>> start
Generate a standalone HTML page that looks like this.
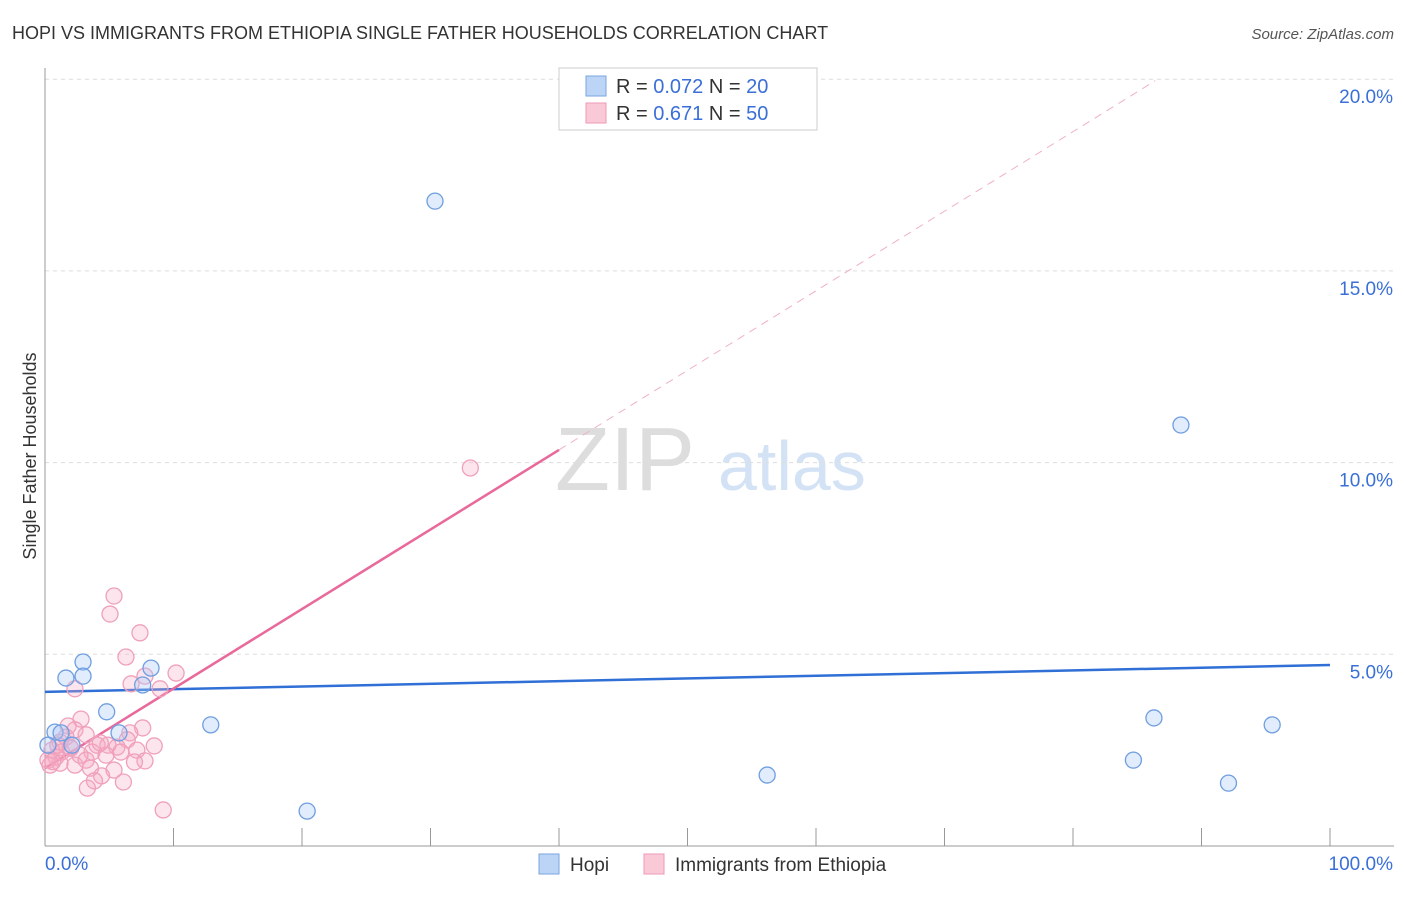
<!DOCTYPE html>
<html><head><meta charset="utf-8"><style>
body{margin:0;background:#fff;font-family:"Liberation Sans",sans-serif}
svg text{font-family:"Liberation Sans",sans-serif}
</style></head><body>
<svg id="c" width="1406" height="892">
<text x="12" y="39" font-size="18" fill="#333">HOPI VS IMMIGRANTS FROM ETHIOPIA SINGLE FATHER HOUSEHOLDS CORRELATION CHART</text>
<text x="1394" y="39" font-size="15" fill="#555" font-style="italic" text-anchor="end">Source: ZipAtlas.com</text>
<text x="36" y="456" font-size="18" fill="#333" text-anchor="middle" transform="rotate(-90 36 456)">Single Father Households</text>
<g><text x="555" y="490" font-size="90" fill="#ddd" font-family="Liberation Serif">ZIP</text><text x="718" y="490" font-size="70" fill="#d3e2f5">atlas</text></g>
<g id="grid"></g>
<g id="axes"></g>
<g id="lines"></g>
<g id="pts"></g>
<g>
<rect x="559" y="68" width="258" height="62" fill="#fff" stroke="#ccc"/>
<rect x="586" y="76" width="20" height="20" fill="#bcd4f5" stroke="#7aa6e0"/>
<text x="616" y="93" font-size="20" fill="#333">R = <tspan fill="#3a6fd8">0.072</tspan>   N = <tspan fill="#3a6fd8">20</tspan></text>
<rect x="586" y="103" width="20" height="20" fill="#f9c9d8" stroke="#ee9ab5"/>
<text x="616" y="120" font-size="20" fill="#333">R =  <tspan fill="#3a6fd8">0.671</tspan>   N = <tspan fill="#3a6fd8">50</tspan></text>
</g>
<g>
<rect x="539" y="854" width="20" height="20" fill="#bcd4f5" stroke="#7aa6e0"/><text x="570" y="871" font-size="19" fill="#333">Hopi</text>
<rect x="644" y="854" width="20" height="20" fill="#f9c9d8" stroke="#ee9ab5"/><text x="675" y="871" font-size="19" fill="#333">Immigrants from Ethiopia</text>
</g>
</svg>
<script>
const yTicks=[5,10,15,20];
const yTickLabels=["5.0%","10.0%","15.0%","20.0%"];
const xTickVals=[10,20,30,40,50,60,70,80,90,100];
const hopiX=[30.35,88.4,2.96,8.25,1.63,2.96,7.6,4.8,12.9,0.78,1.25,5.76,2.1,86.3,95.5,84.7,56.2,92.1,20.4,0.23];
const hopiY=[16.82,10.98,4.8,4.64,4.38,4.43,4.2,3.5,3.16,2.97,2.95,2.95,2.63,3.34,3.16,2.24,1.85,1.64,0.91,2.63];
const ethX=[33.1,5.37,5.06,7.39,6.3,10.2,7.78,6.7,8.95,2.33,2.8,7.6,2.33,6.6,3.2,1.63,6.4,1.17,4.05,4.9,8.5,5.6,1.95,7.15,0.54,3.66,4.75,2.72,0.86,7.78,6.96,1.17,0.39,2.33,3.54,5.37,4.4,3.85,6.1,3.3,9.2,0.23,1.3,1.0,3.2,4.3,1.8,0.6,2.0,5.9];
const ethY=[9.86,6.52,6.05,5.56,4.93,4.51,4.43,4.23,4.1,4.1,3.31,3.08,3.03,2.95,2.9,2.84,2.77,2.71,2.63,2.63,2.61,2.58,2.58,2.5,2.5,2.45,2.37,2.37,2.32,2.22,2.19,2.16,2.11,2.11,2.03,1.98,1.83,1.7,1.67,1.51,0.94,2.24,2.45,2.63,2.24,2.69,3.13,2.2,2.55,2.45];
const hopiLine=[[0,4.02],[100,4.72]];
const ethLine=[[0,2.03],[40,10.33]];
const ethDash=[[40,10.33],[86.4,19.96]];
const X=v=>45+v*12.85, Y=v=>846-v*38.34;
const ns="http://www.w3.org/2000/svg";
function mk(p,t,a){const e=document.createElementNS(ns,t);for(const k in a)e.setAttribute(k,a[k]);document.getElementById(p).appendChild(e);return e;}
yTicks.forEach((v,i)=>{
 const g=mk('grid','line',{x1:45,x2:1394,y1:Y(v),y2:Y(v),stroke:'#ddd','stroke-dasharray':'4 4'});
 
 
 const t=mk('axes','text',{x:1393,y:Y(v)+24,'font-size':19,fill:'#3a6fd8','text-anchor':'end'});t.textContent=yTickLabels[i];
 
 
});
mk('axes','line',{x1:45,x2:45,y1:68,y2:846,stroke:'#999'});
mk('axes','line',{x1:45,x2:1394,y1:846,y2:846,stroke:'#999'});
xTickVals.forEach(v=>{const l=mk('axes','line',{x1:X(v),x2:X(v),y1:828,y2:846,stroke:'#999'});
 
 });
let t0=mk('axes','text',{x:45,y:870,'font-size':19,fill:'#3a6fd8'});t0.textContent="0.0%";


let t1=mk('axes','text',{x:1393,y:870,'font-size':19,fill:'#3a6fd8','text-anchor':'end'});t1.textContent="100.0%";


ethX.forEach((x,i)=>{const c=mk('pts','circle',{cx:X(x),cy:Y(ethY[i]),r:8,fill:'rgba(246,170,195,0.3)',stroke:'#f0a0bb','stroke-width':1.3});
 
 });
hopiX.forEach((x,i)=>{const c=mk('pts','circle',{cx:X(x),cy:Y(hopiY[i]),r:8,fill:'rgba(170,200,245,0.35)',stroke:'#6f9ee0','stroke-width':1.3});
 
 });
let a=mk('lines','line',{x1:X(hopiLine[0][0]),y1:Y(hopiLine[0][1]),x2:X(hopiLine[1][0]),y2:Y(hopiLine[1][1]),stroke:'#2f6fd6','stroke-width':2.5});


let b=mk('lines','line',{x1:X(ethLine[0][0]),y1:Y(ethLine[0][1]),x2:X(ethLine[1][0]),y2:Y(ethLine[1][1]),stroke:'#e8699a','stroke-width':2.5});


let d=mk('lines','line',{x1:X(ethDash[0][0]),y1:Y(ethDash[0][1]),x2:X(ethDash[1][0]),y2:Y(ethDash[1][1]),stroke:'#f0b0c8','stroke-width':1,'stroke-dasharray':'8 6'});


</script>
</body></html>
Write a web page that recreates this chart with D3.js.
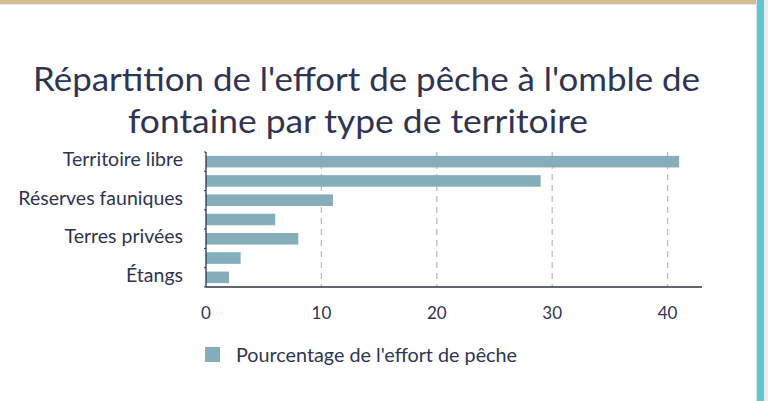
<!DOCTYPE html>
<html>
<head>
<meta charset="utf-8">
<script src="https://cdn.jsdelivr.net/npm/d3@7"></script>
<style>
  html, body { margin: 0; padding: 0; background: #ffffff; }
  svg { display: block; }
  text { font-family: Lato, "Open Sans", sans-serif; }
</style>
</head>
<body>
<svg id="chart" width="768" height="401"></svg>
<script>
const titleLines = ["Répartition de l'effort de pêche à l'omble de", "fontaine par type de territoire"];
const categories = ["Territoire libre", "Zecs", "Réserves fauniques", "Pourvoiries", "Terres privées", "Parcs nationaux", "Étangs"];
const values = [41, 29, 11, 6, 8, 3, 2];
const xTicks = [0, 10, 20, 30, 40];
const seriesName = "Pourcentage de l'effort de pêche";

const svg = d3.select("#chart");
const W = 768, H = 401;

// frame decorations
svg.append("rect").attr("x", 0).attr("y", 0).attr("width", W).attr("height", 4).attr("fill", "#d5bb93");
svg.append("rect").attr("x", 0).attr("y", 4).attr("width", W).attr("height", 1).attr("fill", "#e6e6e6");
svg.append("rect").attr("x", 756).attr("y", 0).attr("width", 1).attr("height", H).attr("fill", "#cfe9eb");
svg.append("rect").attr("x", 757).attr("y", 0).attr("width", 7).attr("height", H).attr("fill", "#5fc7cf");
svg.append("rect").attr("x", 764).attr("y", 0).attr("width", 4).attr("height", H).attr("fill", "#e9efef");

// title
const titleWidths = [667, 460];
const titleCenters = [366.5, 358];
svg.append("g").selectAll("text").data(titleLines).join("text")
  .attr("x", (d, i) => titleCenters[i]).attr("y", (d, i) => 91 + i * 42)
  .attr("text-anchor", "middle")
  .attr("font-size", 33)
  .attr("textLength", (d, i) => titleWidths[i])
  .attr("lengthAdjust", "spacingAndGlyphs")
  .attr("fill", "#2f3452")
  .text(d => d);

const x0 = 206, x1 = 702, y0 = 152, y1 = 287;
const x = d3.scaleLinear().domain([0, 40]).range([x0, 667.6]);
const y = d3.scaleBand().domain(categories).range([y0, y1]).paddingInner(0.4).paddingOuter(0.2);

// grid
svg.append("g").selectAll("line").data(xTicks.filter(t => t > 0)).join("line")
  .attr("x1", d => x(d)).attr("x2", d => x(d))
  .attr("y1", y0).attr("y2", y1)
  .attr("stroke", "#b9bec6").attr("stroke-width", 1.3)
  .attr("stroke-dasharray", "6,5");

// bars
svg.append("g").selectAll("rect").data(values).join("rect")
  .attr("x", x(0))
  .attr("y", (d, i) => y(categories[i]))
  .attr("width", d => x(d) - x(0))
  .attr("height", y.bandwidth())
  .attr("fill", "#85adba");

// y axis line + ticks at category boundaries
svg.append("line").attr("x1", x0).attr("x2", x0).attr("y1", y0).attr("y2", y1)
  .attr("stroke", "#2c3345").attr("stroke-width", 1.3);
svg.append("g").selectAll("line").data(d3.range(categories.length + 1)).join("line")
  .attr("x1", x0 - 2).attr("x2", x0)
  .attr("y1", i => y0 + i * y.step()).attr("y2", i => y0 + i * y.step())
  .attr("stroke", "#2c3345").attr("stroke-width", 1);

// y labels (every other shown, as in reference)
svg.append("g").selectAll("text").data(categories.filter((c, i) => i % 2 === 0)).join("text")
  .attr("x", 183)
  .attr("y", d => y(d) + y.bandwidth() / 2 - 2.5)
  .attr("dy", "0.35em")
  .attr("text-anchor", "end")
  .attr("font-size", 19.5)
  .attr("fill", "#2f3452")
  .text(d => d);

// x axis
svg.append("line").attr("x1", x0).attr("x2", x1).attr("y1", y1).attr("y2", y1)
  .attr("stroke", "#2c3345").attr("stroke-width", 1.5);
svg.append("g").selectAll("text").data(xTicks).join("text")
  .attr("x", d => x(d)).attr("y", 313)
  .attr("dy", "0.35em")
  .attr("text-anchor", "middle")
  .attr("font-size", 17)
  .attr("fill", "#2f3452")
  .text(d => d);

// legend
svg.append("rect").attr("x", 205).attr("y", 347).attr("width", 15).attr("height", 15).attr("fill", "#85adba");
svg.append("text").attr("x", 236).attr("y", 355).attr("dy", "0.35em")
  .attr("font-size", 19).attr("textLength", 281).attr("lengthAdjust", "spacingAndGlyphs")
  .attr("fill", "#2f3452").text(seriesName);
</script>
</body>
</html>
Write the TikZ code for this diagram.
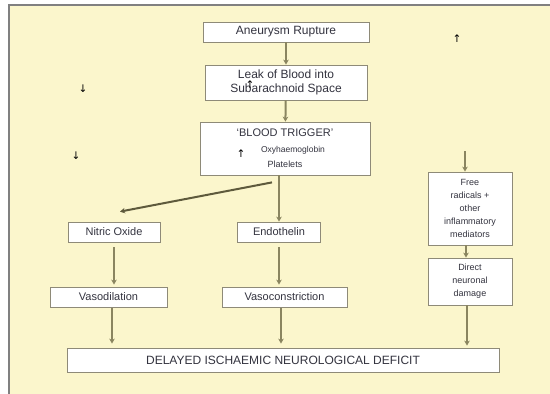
>> end
OBJECTIVE: Copy each line of the preceding data that contains the string "page".

COMPLETE OUTPUT:
Generate a standalone HTML page that looks like this.
Write a web page that recreates this chart with D3.js.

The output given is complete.